==== Source excerpt
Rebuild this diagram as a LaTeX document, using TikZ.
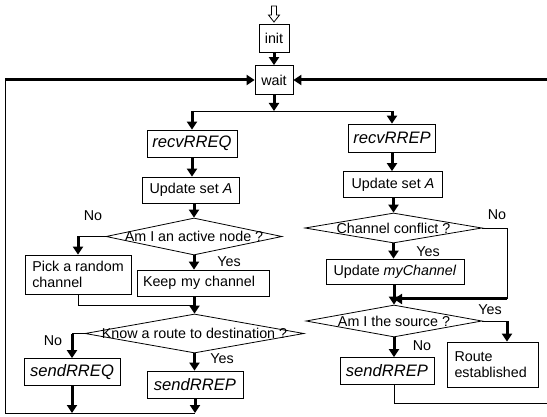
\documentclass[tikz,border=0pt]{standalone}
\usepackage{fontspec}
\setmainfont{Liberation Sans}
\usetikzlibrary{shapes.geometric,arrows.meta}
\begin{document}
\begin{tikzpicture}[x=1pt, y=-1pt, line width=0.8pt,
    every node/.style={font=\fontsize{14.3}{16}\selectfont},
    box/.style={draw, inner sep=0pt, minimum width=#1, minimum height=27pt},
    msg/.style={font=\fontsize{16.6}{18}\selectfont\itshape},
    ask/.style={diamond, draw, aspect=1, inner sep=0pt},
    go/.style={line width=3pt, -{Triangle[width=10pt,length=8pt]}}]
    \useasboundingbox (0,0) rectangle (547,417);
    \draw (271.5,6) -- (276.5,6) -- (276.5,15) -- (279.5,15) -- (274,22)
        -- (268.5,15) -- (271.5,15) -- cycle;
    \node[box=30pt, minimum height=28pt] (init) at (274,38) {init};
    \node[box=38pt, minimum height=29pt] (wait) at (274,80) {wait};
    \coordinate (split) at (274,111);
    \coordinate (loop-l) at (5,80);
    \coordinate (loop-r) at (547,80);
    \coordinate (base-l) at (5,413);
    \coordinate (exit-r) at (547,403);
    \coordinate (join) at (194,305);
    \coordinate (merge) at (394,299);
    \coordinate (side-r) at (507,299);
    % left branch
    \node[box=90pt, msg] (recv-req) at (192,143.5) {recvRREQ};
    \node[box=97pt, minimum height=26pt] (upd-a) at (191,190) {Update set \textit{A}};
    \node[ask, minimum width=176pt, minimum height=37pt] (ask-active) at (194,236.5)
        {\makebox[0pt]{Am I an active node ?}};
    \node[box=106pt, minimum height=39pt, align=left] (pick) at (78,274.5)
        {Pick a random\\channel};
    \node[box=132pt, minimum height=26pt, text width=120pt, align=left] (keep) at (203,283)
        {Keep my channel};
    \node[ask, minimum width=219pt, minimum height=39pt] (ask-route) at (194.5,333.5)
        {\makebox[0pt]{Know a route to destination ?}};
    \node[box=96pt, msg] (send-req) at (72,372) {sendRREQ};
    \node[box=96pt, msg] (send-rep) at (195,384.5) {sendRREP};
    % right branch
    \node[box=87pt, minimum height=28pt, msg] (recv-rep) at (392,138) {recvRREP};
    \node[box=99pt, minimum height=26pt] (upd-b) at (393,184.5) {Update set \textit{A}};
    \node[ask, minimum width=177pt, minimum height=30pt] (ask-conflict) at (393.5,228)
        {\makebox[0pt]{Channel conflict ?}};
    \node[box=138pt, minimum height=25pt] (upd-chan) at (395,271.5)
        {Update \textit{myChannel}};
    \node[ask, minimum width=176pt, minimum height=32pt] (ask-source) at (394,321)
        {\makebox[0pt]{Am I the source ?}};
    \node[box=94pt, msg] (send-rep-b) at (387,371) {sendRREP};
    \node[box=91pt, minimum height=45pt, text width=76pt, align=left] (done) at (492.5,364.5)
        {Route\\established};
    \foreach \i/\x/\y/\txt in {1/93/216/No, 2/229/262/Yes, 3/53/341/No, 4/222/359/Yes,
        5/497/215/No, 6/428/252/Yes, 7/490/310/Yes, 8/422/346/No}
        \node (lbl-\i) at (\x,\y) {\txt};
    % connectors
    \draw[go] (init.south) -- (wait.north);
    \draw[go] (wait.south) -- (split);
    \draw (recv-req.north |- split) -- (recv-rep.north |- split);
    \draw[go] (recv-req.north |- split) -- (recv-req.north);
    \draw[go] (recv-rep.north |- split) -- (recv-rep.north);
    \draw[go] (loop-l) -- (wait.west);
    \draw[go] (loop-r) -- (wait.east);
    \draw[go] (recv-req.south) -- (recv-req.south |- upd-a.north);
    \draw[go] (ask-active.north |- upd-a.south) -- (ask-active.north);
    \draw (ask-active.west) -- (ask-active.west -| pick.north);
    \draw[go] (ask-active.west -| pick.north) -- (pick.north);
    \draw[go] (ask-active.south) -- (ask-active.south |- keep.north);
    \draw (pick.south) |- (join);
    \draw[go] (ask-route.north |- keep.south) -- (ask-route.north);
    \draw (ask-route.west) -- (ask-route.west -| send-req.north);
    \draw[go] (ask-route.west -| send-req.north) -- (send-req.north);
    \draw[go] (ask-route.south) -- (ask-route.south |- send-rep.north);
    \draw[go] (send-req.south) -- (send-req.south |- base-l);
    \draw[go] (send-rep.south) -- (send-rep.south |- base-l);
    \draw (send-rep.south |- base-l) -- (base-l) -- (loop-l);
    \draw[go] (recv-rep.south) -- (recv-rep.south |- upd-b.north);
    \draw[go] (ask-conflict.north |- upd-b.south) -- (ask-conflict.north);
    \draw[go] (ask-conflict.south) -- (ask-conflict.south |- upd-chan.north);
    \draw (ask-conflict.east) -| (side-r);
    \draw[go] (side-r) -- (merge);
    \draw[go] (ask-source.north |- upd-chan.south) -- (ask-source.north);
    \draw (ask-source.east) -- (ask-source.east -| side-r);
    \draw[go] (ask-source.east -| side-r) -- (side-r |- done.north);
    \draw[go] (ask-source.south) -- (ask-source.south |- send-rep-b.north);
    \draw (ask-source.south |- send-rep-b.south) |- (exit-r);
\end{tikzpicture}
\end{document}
========
Goal | Using the material above, return every line exactly as it appears, minus the pictures.

The response |
Rebuild this diagram as a LaTeX document, using TikZ.
\documentclass[tikz,border=0pt]{standalone}
\usepackage{fontspec}
\setmainfont{Liberation Sans}
\usetikzlibrary{shapes.geometric,arrows.meta}
\begin{document}
\begin{tikzpicture}[x=1pt, y=-1pt, line width=0.8pt,
    every node/.style={font=\fontsize{14.3}{16}\selectfont},
    box/.style={draw, inner sep=0pt, minimum width=#1, minimum height=27pt},
    msg/.style={font=\fontsize{16.6}{18}\selectfont\itshape},
    ask/.style={diamond, draw, aspect=1, inner sep=0pt},
    go/.style={line width=3pt, -{Triangle[width=10pt,length=8pt]}}]
    \useasboundingbox (0,0) rectangle (547,417);
    \draw (271.5,6) -- (276.5,6) -- (276.5,15) -- (279.5,15) -- (274,22)
        -- (268.5,15) -- (271.5,15) -- cycle;
    \node[box=30pt, minimum height=28pt] (init) at (274,38) {init};
    \node[box=38pt, minimum height=29pt] (wait) at (274,80) {wait};
    \coordinate (split) at (274,111);
    \coordinate (loop-l) at (5,80);
    \coordinate (loop-r) at (547,80);
    \coordinate (base-l) at (5,413);
    \coordinate (exit-r) at (547,403);
    \coordinate (join) at (194,305);
    \coordinate (merge) at (394,299);
    \coordinate (side-r) at (507,299);
    % left branch
    \node[box=90pt, msg] (recv-req) at (192,143.5) {recvRREQ};
    \node[box=97pt, minimum height=26pt] (upd-a) at (191,190) {Update set \textit{A}};
    \node[ask, minimum width=176pt, minimum height=37pt] (ask-active) at (194,236.5)
        {\makebox[0pt]{Am I an active node ?}};
    \node[box=106pt, minimum height=39pt, align=left] (pick) at (78,274.5)
        {Pick a random\\channel};
    \node[box=132pt, minimum height=26pt, text width=120pt, align=left] (keep) at (203,283)
        {Keep my channel};
    \node[ask, minimum width=219pt, minimum height=39pt] (ask-route) at (194.5,333.5)
        {\makebox[0pt]{Know a route to destination ?}};
    \node[box=96pt, msg] (send-req) at (72,372) {sendRREQ};
    \node[box=96pt, msg] (send-rep) at (195,384.5) {sendRREP};
    % right branch
    \node[box=87pt, minimum height=28pt, msg] (recv-rep) at (392,138) {recvRREP};
    \node[box=99pt, minimum height=26pt] (upd-b) at (393,184.5) {Update set \textit{A}};
    \node[ask, minimum width=177pt, minimum height=30pt] (ask-conflict) at (393.5,228)
        {\makebox[0pt]{Channel conflict ?}};
    \node[box=138pt, minimum height=25pt] (upd-chan) at (395,271.5)
        {Update \textit{myChannel}};
    \node[ask, minimum width=176pt, minimum height=32pt] (ask-source) at (394,321)
        {\makebox[0pt]{Am I the source ?}};
    \node[box=94pt, msg] (send-rep-b) at (387,371) {sendRREP};
    \node[box=91pt, minimum height=45pt, text width=76pt, align=left] (done) at (492.5,364.5)
        {Route\\established};
    \foreach \i/\x/\y/\txt in {1/93/216/No, 2/229/262/Yes, 3/53/341/No, 4/222/359/Yes,
        5/497/215/No, 6/428/252/Yes, 7/490/310/Yes, 8/422/346/No}
        \node (lbl-\i) at (\x,\y) {\txt};
    % connectors
    \draw[go] (init.south) -- (wait.north);
    \draw[go] (wait.south) -- (split);
    \draw (recv-req.north |- split) -- (recv-rep.north |- split);
    \draw[go] (recv-req.north |- split) -- (recv-req.north);
    \draw[go] (recv-rep.north |- split) -- (recv-rep.north);
    \draw[go] (loop-l) -- (wait.west);
    \draw[go] (loop-r) -- (wait.east);
    \draw[go] (recv-req.south) -- (recv-req.south |- upd-a.north);
    \draw[go] (ask-active.north |- upd-a.south) -- (ask-active.north);
    \draw (ask-active.west) -- (ask-active.west -| pick.north);
    \draw[go] (ask-active.west -| pick.north) -- (pick.north);
    \draw[go] (ask-active.south) -- (ask-active.south |- keep.north);
    \draw (pick.south) |- (join);
    \draw[go] (ask-route.north |- keep.south) -- (ask-route.north);
    \draw (ask-route.west) -- (ask-route.west -| send-req.north);
    \draw[go] (ask-route.west -| send-req.north) -- (send-req.north);
    \draw[go] (ask-route.south) -- (ask-route.south |- send-rep.north);
    \draw[go] (send-req.south) -- (send-req.south |- base-l);
    \draw[go] (send-rep.south) -- (send-rep.south |- base-l);
    \draw (send-rep.south |- base-l) -- (base-l) -- (loop-l);
    \draw[go] (recv-rep.south) -- (recv-rep.south |- upd-b.north);
    \draw[go] (ask-conflict.north |- upd-b.south) -- (ask-conflict.north);
    \draw[go] (ask-conflict.south) -- (ask-conflict.south |- upd-chan.north);
    \draw (ask-conflict.east) -| (side-r);
    \draw[go] (side-r) -- (merge);
    \draw[go] (ask-source.north |- upd-chan.south) -- (ask-source.north);
    \draw (ask-source.east) -- (ask-source.east -| side-r);
    \draw[go] (ask-source.east -| side-r) -- (side-r |- done.north);
    \draw[go] (ask-source.south) -- (ask-source.south |- send-rep-b.north);
    \draw (ask-source.south |- send-rep-b.south) |- (exit-r);
\end{tikzpicture}
\end{document}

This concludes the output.